N.Y. Times News Service

LOS ANGELES — California is long used to fires, floods, droughts, earthquakes, riots, mudslides and mockery from most of the other 49 states and the world. But no problem in more than a century of statehood can quite compare to the electricity crisis gripping the Golden State.

As California endures its ninth straight day of an official power emergency with no easy end in sight, things have come to this: The 35 million residents of the nation's most populous state and the world's seventh-largest economy are being urged to watch the Super Bowl in huddled groups to avoid rolling blackouts at the hours of peak demand.

The truth has dawned only gradually that California, the epicenter of the nation's booming high-tech economy, is subject to the episodic daily failure of a vital piece of its modern infrastructure that would not seem surprising in Bangladesh, but still feels mostly surreal here.

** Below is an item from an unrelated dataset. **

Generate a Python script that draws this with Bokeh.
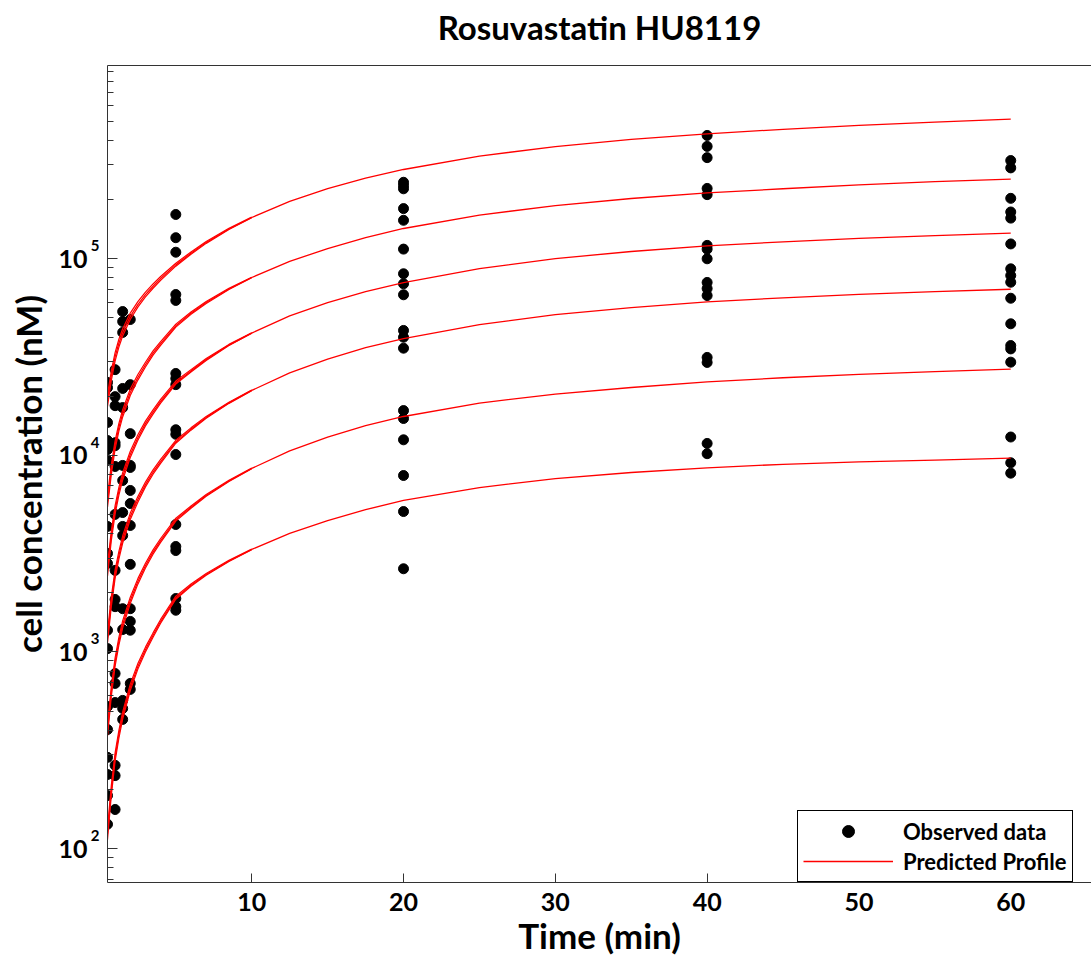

"It's not just an economic story," said Kevin Starr, the state librarian and author of a highly regarded series of histories of the California experience, who said that even the devastating San Francisco earthquake and fire of 1906 was not so daunting.

"It's a cultural and imaginative story. Once again, Californians have to be alerted to the fact that they have to earn California, that it doesn't come for free. Massachusetts knows that. New York knows that. Any place where it snows knows that. Californians have to learn that again and again."

This was not supposed to be the time for that lesson. A decade after a brutal recession and a series of natural disasters that felt like biblical plagues, California has been on a roll, with a $5 billion surplus in state coffers, record low unemployment, resurgent optimism and predictions of phenomenal growth. The state's economy grew at 6 percent last year and pronouncements that the California Dream was dead gave way to warnings that the challenge of the new century would be managing plenty.

In fact, it is growth, at least in part, that has fueled the crisis. Demand for electricity outpaced an outmoded generation of power plants, while a botched experiment with partial price deregulation and longstanding environmental opposition combined to create disincentives to build new ones or create cheaper wholesale prices through competition. Instead, wholesale electricity prices have spiraled out of control, pushing the state's two major private utilities, which have been barred from raising retail rates, to the brink of bankruptcy. "You have a first world economy that's suddenly been plunged into a third world economic environment," said Jack Kyser, chief economist of the Los Angeles County Economic Development Corp. "There were some early warning signs, but we were probably too busy reading our own press clippings to pay attention."